200 g ZnMoO₄ single crystals, both pure and doped with WO₃, were grown from appropriate powder mixtures of oxides via the low-temperature gradient Czochralski technique, and plates cut from them were characterized in detail. The crystal-chemical formulas of non-stoichiometric Zn_1.010Zn_yMo_1−yO_1.010+3−2y (y = 0.007) crystals, being substitutional solid solutions with ionic defects, such as Zn_Mo⁴⁻, V_O²⁺, and Zn_i^2′, were established based on determination of the compositions, densities and lattice unit cell parameters with very high accuracy.
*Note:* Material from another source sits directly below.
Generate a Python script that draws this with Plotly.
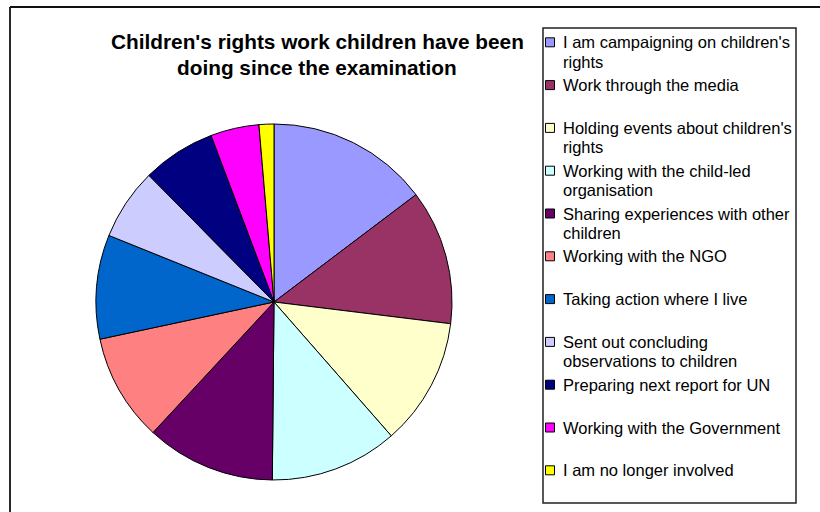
import plotly.graph_objects as go

# Share of children reporting each kind of children's rights work (percent)
categories = [
    "I am campaigning on children's<br>rights",
    "Work through the media",
    "Holding events about children's<br>rights",
    "Working with the child-led<br>organisation",
    "Sharing experiences with other<br>children",
    "Working with the NGO",
    "Taking action where I live",
    "Sent out concluding<br>observations to children",
    "Preparing next report for UN",
    "Working with the Government",
    "I am no longer involved",
]
values = [14.7, 12.25, 11.6, 11.6, 11.75, 9.75, 9.45, 6.5, 6.65, 4.4, 1.35]
colors = [
    "#9999FF", "#993366", "#FFFFCC", "#CCFFFF", "#660066", "#FF8080",
    "#0066CC", "#CCCCFF", "#000080", "#FF00FF", "#FFFF00",
]
title_lines = [
    "Children's rights work children have been",
    "doing since the examination",
]

W, H = 820, 512
FONT = "Liberation Sans, Arial, sans-serif"


def px(x):
    return x / W


def py(y):
    return 1 - y / H


fig = go.Figure()

fig.add_trace(go.Pie(
    labels=[c.replace("<br>", " ") for c in categories],
    values=values,
    sort=False,
    direction="clockwise",
    rotation=0,
    marker=dict(colors=colors, line=dict(color="#000000", width=1)),
    textinfo="none",
    hoverinfo="label+percent",
    showlegend=False,
    domain=dict(x=[px(96), px(452)], y=[py(480), py(124)]),
))

shapes = []
annotations = []

# Outer chart frame (left and top edges)
shapes.append(dict(type="line", xref="paper", yref="paper",
                   x0=px(10), x1=px(10), y0=py(7), y1=0,
                   line=dict(color="#111111", width=1.8)))
shapes.append(dict(type="line", xref="paper", yref="paper",
                   x0=px(10), x1=1, y0=py(7), y1=py(7),
                   line=dict(color="#111111", width=1.8)))

# Title, two centred bold lines
for i, line in enumerate(title_lines):
    annotations.append(dict(
        text="<b>" + line + "</b>", xref="paper", yref="paper",
        x=px(317), y=py(41 + i * 26), xanchor="center", yanchor="middle",
        showarrow=False, font=dict(family=FONT, size=20.8, color="#000000"),
    ))

# Legend box
shapes.append(dict(type="rect", xref="paper", yref="paper",
                   x0=px(543), x1=px(796), y0=py(28), y1=py(503),
                   line=dict(color="#222222", width=1.5),
                   fillcolor="rgba(0,0,0,0)"))

# Legend entries: swatch plus one annotation per text line
first_y, step, line_gap = 42.3, 42.8, 19.5
for i, (label, color) in enumerate(zip(categories, colors)):
    yc = first_y + i * step
    shapes.append(dict(type="rect", xref="paper", yref="paper",
                       x0=px(545.5), x1=px(554.5), y0=py(yc - 4.5), y1=py(yc + 4.5),
                       line=dict(color="#000000", width=1), fillcolor=color))
    for j, part in enumerate(label.split("<br>")):
        annotations.append(dict(
            text=part, xref="paper", yref="paper",
            x=px(561), y=py(yc + j * line_gap), xanchor="left", yanchor="middle",
            showarrow=False, font=dict(family=FONT, size=16.5, color="#000000"),
        ))

fig.update_layout(
    width=W, height=H,
    margin=dict(l=0, r=0, t=0, b=0),
    paper_bgcolor="#FFFFFF",
    plot_bgcolor="#FFFFFF",
    shapes=shapes,
    annotations=annotations,
)

fig.write_html("out.html")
This characterization allowed for clarification of the role played by each stage of crystal growth, including solid-phase powder synthesis, high-temperature homogenization and crystallization, which proceeded sequentially in one reactor that was semi-open to the air. It was shown that MoO₃ volatility is the primary source of issues. The first stage, resulting in a non-equilibrium grain-zoning product, was the key to creating MoO₃ vapor pressure in the reactor and a melt composition enriched by the ZnO component. The conditions for the stable crystallization of nonstoichiometric crystals were determined. The experimentally observed shifts in the characteristic liquidus and solidus temperatures of non-stoichiometric ZnMoO₄ crystals doped by WO₃ were found to be of importance to minimize the negative effects of peritectic melting.